Individual implementers of a protocol should also ponder whether they need timeouts more aggressive than those of the general community. Perhaps a college application protocol allows the process to unfold over weeks -- but an app that promises it can help someone apply to college in 5 minutes shouldn't use default timeouts in the messages it sends.

Cybersecurity considerations for problem reports

Ethical and unethical hackers deliberately trigger errors on systems to understand what exploits are possible. We expect this to happen with DIDComm. Therefore, the troubleshooting and transparency that comes from problem reports needs to be weighed against the risk of disclosing too much information. The following considerations are recommended.

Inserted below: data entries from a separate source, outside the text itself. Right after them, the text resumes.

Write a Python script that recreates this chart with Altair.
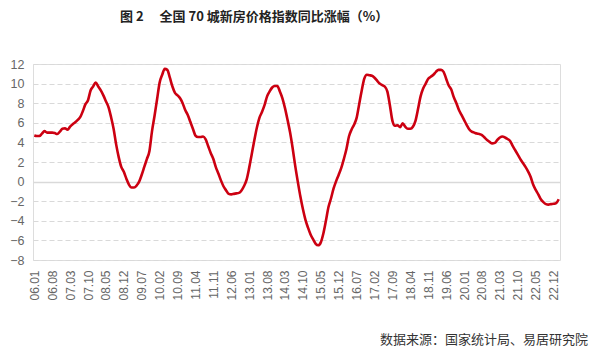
import altair as alt
import pandas as pd

title_text = "图\u00a02\u3000\u00a0全国\u00a070\u00a0城新房价格指数同比涨幅（%）"
source_text = "数据来源：国家统计局、易居研究院"

months = [f"{y:02d}.{m:02d}" for y in range(6, 24) for m in range(1, 13)][:206]

tick_labels = ["06.01", "06.08", "07.03", "07.10", "08.05", "08.12", "09.07",
               "10.02", "10.09", "11.04", "11.11", "12.06", "13.01", "13.08",
               "14.03", "14.10", "15.05", "15.12", "16.07", "17.02", "17.09",
               "18.04", "18.11", "19.06", "20.01", "20.08", "21.03", "21.10",
               "22.05", "22.12"]

yoy = [
    4.7, 4.65, 4.65, 4.9, 5.15, 5.0, 5.0, 5.0, 4.95, 4.85,
    5.1, 5.4, 5.45, 5.3, 5.6, 5.85, 6.05, 6.3, 6.6, 7.2,
    7.9, 8.3, 9.3, 9.7, 10.1, 9.7, 9.3, 8.8, 8.2, 7.6,
    6.6, 5.4, 3.8, 2.5, 1.5, 1.0, 0.3, -0.3, -0.6, -0.6,
    -0.4, 0.0, 0.7, 1.5, 2.3, 3.1, 5.1, 6.7, 8.4, 10.1,
    10.9, 11.5, 11.4, 10.6, 9.7, 9.05, 8.8, 8.5, 8.0, 7.3,
    6.8, 6.1, 5.4, 4.7, 4.55, 4.55, 4.6, 4.3, 3.6, 2.9,
    2.3, 1.45, 0.8, 0.1, -0.5, -0.9, -1.25, -1.3, -1.25, -1.2,
    -1.15, -0.9, -0.45, 0.2, 1.4, 2.8, 4.2, 5.5, 6.5, 7.1,
    7.8, 8.7, 9.2, 9.6, 9.75, 9.75, 9.2, 8.5, 7.5, 6.3,
    5.0, 3.4, 1.6, 0.0, -1.5, -2.8, -3.9, -4.7, -5.4, -5.9,
    -6.35, -6.5, -6.2, -5.3, -4.0, -2.6, -1.7, -0.7, 0.05, 0.7,
    1.4, 2.3, 3.3, 4.6, 5.3, 5.8, 6.5, 7.9, 9.3, 10.5,
    10.9, 10.85, 10.8, 10.6, 10.3, 10.0, 9.85, 9.7, 9.2, 7.8,
    6.2, 5.7, 5.75, 5.55, 5.95, 5.6, 5.4, 5.4, 5.6, 6.2,
    7.4, 8.7, 9.5, 10.0, 10.5, 10.7, 10.9, 11.2, 11.4, 11.4,
    11.2, 10.5, 9.8, 9.4, 8.6, 8.0, 7.3, 6.8, 6.3, 5.8,
    5.35, 5.1, 5.0, 4.9, 4.85, 4.75, 4.5, 4.25, 4.05, 3.9,
    3.95, 4.25, 4.5, 4.6, 4.5, 4.35, 4.15, 3.65, 3.2, 2.75,
    2.3, 1.9, 1.5, 1.05, 0.5, -0.3, -0.85, -1.3, -1.8, -2.1,
    -2.3, -2.35, -2.3, -2.27, -2.2, -1.8,
]

y_ticks = [-8, -6, -4, -2, 0, 2, 4, 6, 8, 10, 12]

df = pd.DataFrame({"month": months, "yoy": yoy})

line = alt.Chart(df).mark_line(
    color="#CC0011", strokeWidth=2.6, interpolate="monotone"
).encode(
    x=alt.X("month:O", sort=months,
            scale=alt.Scale(type="point", padding=0.5),
            axis=alt.Axis(values=tick_labels, labelAngle=-90, title=None,
                          domain=False, ticks=False, grid=False,
                          labelColor="#666666", labelFont="Liberation Sans",
                          labelFontSize=12, labelPadding=10)),
    y=alt.Y("yoy:Q", scale=alt.Scale(domain=[-8, 12], nice=False),
            axis=alt.Axis(values=y_ticks, title=None, domain=False, ticks=False,
                          grid=True, gridColor="#D9D9D9",
                          gridDash={"condition": {"test": "datum.value === 0", "value": []},
                                    "value": [5, 3]},
                          gridWidth={"condition": {"test": "datum.value === 0", "value": 1.5},
                                     "value": 1},
                          labelColor="#666666", labelFont="Liberation Sans",
                          labelFontSize=12.5, labelPadding=9)),
)

title = alt.Chart(pd.DataFrame({"t": [title_text]})).mark_text(
    align="left", baseline="middle", font="Noto Sans CJK SC", fontSize=13,
    fontWeight="bold", color="#222222"
).encode(text="t:N", x=alt.value(87), y=alt.value(-47))

source = alt.Chart(pd.DataFrame({"t": [source_text]})).mark_text(
    align="right", baseline="middle", font="Noto Sans CJK SC", fontSize=13,
    color="#333333"
).encode(text="t:N", x=alt.value(555), y=alt.value(276))

chart = alt.layer(line, title, source).properties(
    width=527, height=196,
    autosize=alt.AutoSizeParams(type="none"),
    padding={"left": 33, "top": 64, "right": 40, "bottom": 97},
).configure_view(stroke=None).configure(background="white")

chart.save("out.html", embed_options={"renderer": "svg", "actions": False})
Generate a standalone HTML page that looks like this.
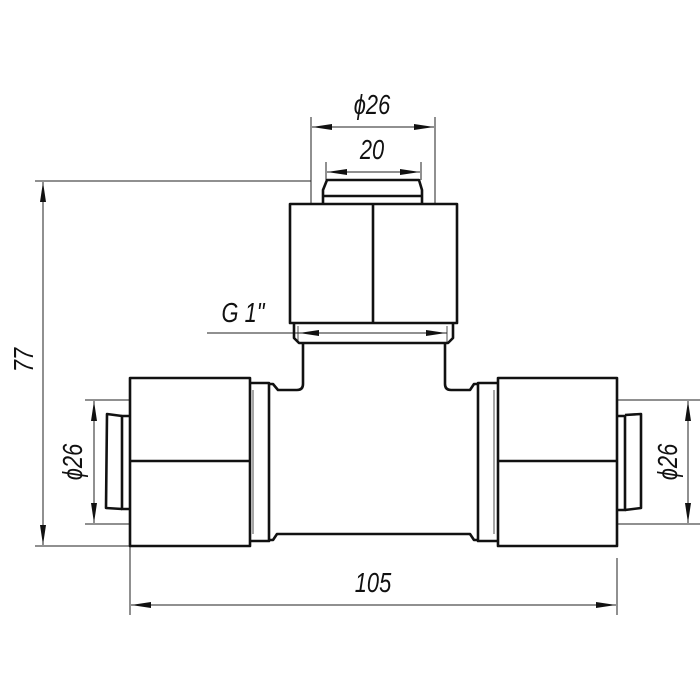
<!DOCTYPE html>
<html><head><meta charset="utf-8"><style>
html,body{margin:0;padding:0;background:#fff;}
svg{display:block;}
text{font-family:"Liberation Sans",sans-serif;font-style:italic;font-size:28px;fill:#111;}
</style></head><body>
<svg width="700" height="700" viewBox="0 0 700 700" xmlns="http://www.w3.org/2000/svg">
<defs>
<marker id="a" viewBox="0 0 20 6" refX="20" refY="3" markerWidth="20" markerHeight="6" markerUnits="userSpaceOnUse" orient="auto-start-reverse"><path d="M0,0 L20,3 L0,6 Z" fill="#111"/></marker>
</defs>
<g stroke="#222" stroke-width="1" fill="none">
<line x1="311" y1="117" x2="311" y2="204"/><line x1="435" y1="117" x2="435" y2="204"/>
<line x1="312" y1="127" x2="434" y2="127" marker-start="url(#a)" marker-end="url(#a)"/>
<line x1="326" y1="162" x2="326" y2="180"/><line x1="421" y1="162" x2="421" y2="180"/>
<line x1="327" y1="172" x2="420" y2="172" marker-start="url(#a)" marker-end="url(#a)"/>
<line x1="35" y1="181" x2="311" y2="181"/>
<line x1="35" y1="546" x2="130" y2="546"/>
<line x1="43" y1="182" x2="43" y2="545" marker-start="url(#a)" marker-end="url(#a)"/>
<line x1="207" y1="333" x2="447" y2="333"/>
<line x1="298" y1="326" x2="298" y2="343" stroke-width="0.8"/><line x1="447" y1="326" x2="447" y2="343" stroke-width="0.8"/>
<line x1="299" y1="333" x2="446" y2="333" marker-start="url(#a)" marker-end="url(#a)"/>
<line x1="85" y1="400" x2="130" y2="400"/><line x1="85" y1="524" x2="130" y2="524"/>
<line x1="94" y1="401" x2="94" y2="523" marker-start="url(#a)" marker-end="url(#a)"/>
<line x1="617" y1="400" x2="700" y2="400"/><line x1="617" y1="524" x2="700" y2="524"/>
<line x1="688" y1="401" x2="688" y2="523" marker-start="url(#a)" marker-end="url(#a)"/>
<line x1="130" y1="546" x2="130" y2="615"/><line x1="617" y1="558" x2="617" y2="615"/>
<line x1="131" y1="605" x2="616" y2="605" marker-start="url(#a)" marker-end="url(#a)"/>
<line x1="253" y1="390" x2="253" y2="534" stroke-width="0.8"/>
<line x1="494" y1="390" x2="494" y2="534" stroke-width="0.8"/>
</g>
<g stroke="#111" stroke-width="2.6" fill="none" stroke-linejoin="round">
<rect x="290" y="204" width="167" height="119"/>
<line x1="373" y1="204" x2="373" y2="323"/>
<path d="M323,204 L323,190 L327,180 L419,180 L422,190 L422,204"/>
<line x1="323" y1="196" x2="422" y2="196"/>
<path d="M294,323 L294,338 L299,343 L448,343 L453,338 L453,323"/>
<path d="M303,343 L303,384 Q303,390 297,390 L278,390 L273,384 L269,384"/>
<path d="M445,343 L445,384 Q445,390 451,390 L470,390 L474,384 L478,384"/>
<path d="M269,540 L273,540 L277,534 L470,534 L474,540 L478,540"/>
<rect x="130" y="378" width="120" height="168"/>
<line x1="130" y1="461" x2="250" y2="461"/>
<path d="M250,383 L269,383 L269,541 L250,541"/>
<path d="M130,416 L122,416 L122,509 L130,509"/>
<path d="M122,416 L107,414 L106,508 L122,509"/>
<rect x="498" y="378" width="119" height="168"/>
<line x1="498" y1="461" x2="617" y2="461"/>
<path d="M498,383 L478,383 L478,541 L498,541"/>
<path d="M617,416 L625,416 L625,510 L617,510"/>
<path d="M625,415 L641,414 L641,508 L625,510"/>
</g>
<text transform="translate(372,114) scale(0.78,1)" text-anchor="middle">ϕ26</text>
<text transform="translate(372,159) scale(0.78,1)" text-anchor="middle">20</text>
<text transform="translate(243,322) scale(0.78,1)" text-anchor="middle">G 1"</text>
<text transform="translate(373,592) scale(0.78,1)" text-anchor="middle">105</text>
<text transform="translate(33,360) rotate(-90) scale(0.78,1)" text-anchor="middle">77</text>
<text transform="translate(82,462) rotate(-90) scale(0.78,1)" text-anchor="middle">ϕ26</text>
<text transform="translate(677,462) rotate(-90) scale(0.78,1)" text-anchor="middle">ϕ26</text>
</svg>
</body></html>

  1. Problem reports do not have to be sent (only) to the party who triggers a problem. Sometimes, a different (or additional) audience may be appropriate.
  2. The problem-report message type is deliberately decoupled from the versioning and release status of other protocols, so it cannot be used for feature sniffing.
  3. Fields that encourage careless, recursive information dumping (e.g., Java's Throwable.cause) do not appear in problem-report.
  4. The comment and args properties of a problem-report are separated, with comment mapping consistently to a code. This means that the risk of disclosing too much information is concentrated in the value of args, not comment. Values placed in args should be scrubbed of anything sensitive.
  5. Sending problem reports to an unknown party is more risky than sending them to someone with known characteristics. (Because DIDComm's normal mode is mutual authentication via DIDs, and because DIDComm connections may accumulate credential-based context, this is a manageable risk.)
  6. Sending problem reports immediately may be more risky than sending them with a modest, random delay. This makes denial-of-service attacks and temporal correlation harder, and is the same principle that motivates login dialogs to pause before reporting an incorrect password.